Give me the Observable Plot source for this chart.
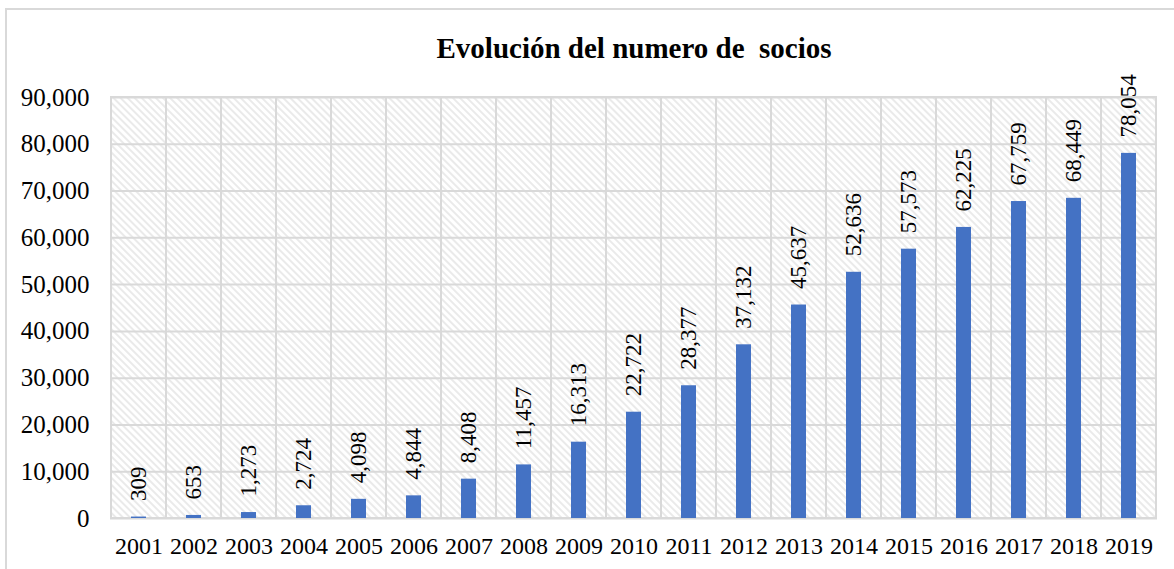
<!DOCTYPE html>
<html>
<head>
<meta charset="utf-8">
<script src="https://cdn.jsdelivr.net/npm/d3@7"></script>
<script src="https://cdn.jsdelivr.net/npm/@observablehq/plot@0.6"></script>
<style>
  html, body { margin: 0; padding: 0; background: #fff; }
  #wrap { position: relative; width: 1174px; height: 569px; overflow: hidden; }
  #border { position: absolute; left: 5px; top: 8px; width: 1200px; height: 600px; border: 2px solid #d9d9d9; box-sizing: border-box; }
  #chart { position: absolute; left: 0; top: 0; }
  #chart svg text { font-family: 'Liberation Serif', 'Times New Roman', serif; }
</style>
</head>
<body>
<div id="wrap"><div id="border"></div><div id="chart"></div></div>
<script>
const title = "Evolución del numero de  socios";
const years = ["2001","2002","2003","2004","2005","2006","2007","2008","2009","2010","2011","2012","2013","2014","2015","2016","2017","2018","2019"];
const socios = [309, 653, 1273, 2724, 4098, 4844, 8408, 11457, 16313, 22722, 28377, 37132, 45637, 52636, 57573, 62225, 67759, 68449, 78054];
const yTicks = [0, 10000, 20000, 30000, 40000, 50000, 60000, 70000, 80000, 90000];

const data = years.map((y, i) => ({year: y, value: socios[i]}));
const fmt = d3.format(",");
const font = "'Liberation Serif', 'Times New Roman', serif";

const plot = Plot.plot({
  width: 1174,
  height: 569,
  marginLeft: 110,
  marginRight: 17,
  marginTop: 97,
  marginBottom: 51,
  style: {fontFamily: font, fontSize: "23px", color: "#000", background: "transparent"},
  x: {domain: years, padding: 0, label: null, tickSize: 0, tickPadding: 18},
  y: {domain: [0, 90000], ticks: yTicks, tickFormat: fmt, label: null, tickSize: 0, tickPadding: 21},
  marks: [
    Plot.barY(years, {x: d => d, y1: 0, y2: 90000, fill: "url(#hatch)", stroke: "#d9d9d9", strokeWidth: 2, inset: 0}),
    Plot.ruleY(yTicks, {stroke: "#d9d9d9", strokeWidth: 2}),
    Plot.barY(data, {x: "year", y: "value", fill: "#4472C4", insetLeft: 20, insetRight: 20}),
    Plot.axisY({ticks: yTicks, tickFormat: fmt, tickSize: 0, tickPadding: 21, fontSize: 25, fontFamily: font, label: null}),
    Plot.axisX({tickSize: 0, tickPadding: 18, fontSize: 24, fontFamily: font, label: null}),
    Plot.text(data, {x: "year", y: "value", text: d => fmt(d.value), rotate: -90, textAnchor: "start", dy: -16, fontSize: 23, fontFamily: font, fill: "#000"}),
    Plot.text([title], {frameAnchor: "top", dy: -60, text: d => d, fontSize: 29, fontFamily: font, fontWeight: "bold", fill: "#000"})
  ]
});

const ns = "http://www.w3.org/2000/svg";
const defs = document.createElementNS(ns, "defs");
defs.innerHTML = '<pattern id="hatch" patternUnits="userSpaceOnUse" width="5" height="5" patternTransform="rotate(-45)"><rect width="5" height="5" fill="#ffffff"/><line x1="1" y1="0" x2="1" y2="5" stroke="#dcdcdc" stroke-width="1.2"/></pattern>';
plot.insertBefore(defs, plot.firstChild);
document.getElementById("chart").appendChild(plot);
</script>
</body>
</html>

──────────────────────────────

WRITTEN PROBLEM:
All of the lines above should be retyped precisely, apart from the pictures.

OUTPUT OF THE EXERCISE:
Give me the Observable Plot source for this chart.
<!DOCTYPE html>
<html>
<head>
<meta charset="utf-8">
<script src="https://cdn.jsdelivr.net/npm/d3@7"></script>
<script src="https://cdn.jsdelivr.net/npm/@observablehq/plot@0.6"></script>
<style>
  html, body { margin: 0; padding: 0; background: #fff; }
  #wrap { position: relative; width: 1174px; height: 569px; overflow: hidden; }
  #border { position: absolute; left: 5px; top: 8px; width: 1200px; height: 600px; border: 2px solid #d9d9d9; box-sizing: border-box; }
  #chart { position: absolute; left: 0; top: 0; }
  #chart svg text { font-family: 'Liberation Serif', 'Times New Roman', serif; }
</style>
</head>
<body>
<div id="wrap"><div id="border"></div><div id="chart"></div></div>
<script>
const title = "Evolución del numero de  socios";
const years = ["2001","2002","2003","2004","2005","2006","2007","2008","2009","2010","2011","2012","2013","2014","2015","2016","2017","2018","2019"];
const socios = [309, 653, 1273, 2724, 4098, 4844, 8408, 11457, 16313, 22722, 28377, 37132, 45637, 52636, 57573, 62225, 67759, 68449, 78054];
const yTicks = [0, 10000, 20000, 30000, 40000, 50000, 60000, 70000, 80000, 90000];

const data = years.map((y, i) => ({year: y, value: socios[i]}));
const fmt = d3.format(",");
const font = "'Liberation Serif', 'Times New Roman', serif";

const plot = Plot.plot({
  width: 1174,
  height: 569,
  marginLeft: 110,
  marginRight: 17,
  marginTop: 97,
  marginBottom: 51,
  style: {fontFamily: font, fontSize: "23px", color: "#000", background: "transparent"},
  x: {domain: years, padding: 0, label: null, tickSize: 0, tickPadding: 18},
  y: {domain: [0, 90000], ticks: yTicks, tickFormat: fmt, label: null, tickSize: 0, tickPadding: 21},
  marks: [
    Plot.barY(years, {x: d => d, y1: 0, y2: 90000, fill: "url(#hatch)", stroke: "#d9d9d9", strokeWidth: 2, inset: 0}),
    Plot.ruleY(yTicks, {stroke: "#d9d9d9", strokeWidth: 2}),
    Plot.barY(data, {x: "year", y: "value", fill: "#4472C4", insetLeft: 20, insetRight: 20}),
    Plot.axisY({ticks: yTicks, tickFormat: fmt, tickSize: 0, tickPadding: 21, fontSize: 25, fontFamily: font, label: null}),
    Plot.axisX({tickSize: 0, tickPadding: 18, fontSize: 24, fontFamily: font, label: null}),
    Plot.text(data, {x: "year", y: "value", text: d => fmt(d.value), rotate: -90, textAnchor: "start", dy: -16, fontSize: 23, fontFamily: font, fill: "#000"}),
    Plot.text([title], {frameAnchor: "top", dy: -60, text: d => d, fontSize: 29, fontFamily: font, fontWeight: "bold", fill: "#000"})
  ]
});

const ns = "http://www.w3.org/2000/svg";
const defs = document.createElementNS(ns, "defs");
defs.innerHTML = '<pattern id="hatch" patternUnits="userSpaceOnUse" width="5" height="5" patternTransform="rotate(-45)"><rect width="5" height="5" fill="#ffffff"/><line x1="1" y1="0" x2="1" y2="5" stroke="#dcdcdc" stroke-width="1.2"/></pattern>';
plot.insertBefore(defs, plot.firstChild);
document.getElementById("chart").appendChild(plot);
</script>
</body>
</html>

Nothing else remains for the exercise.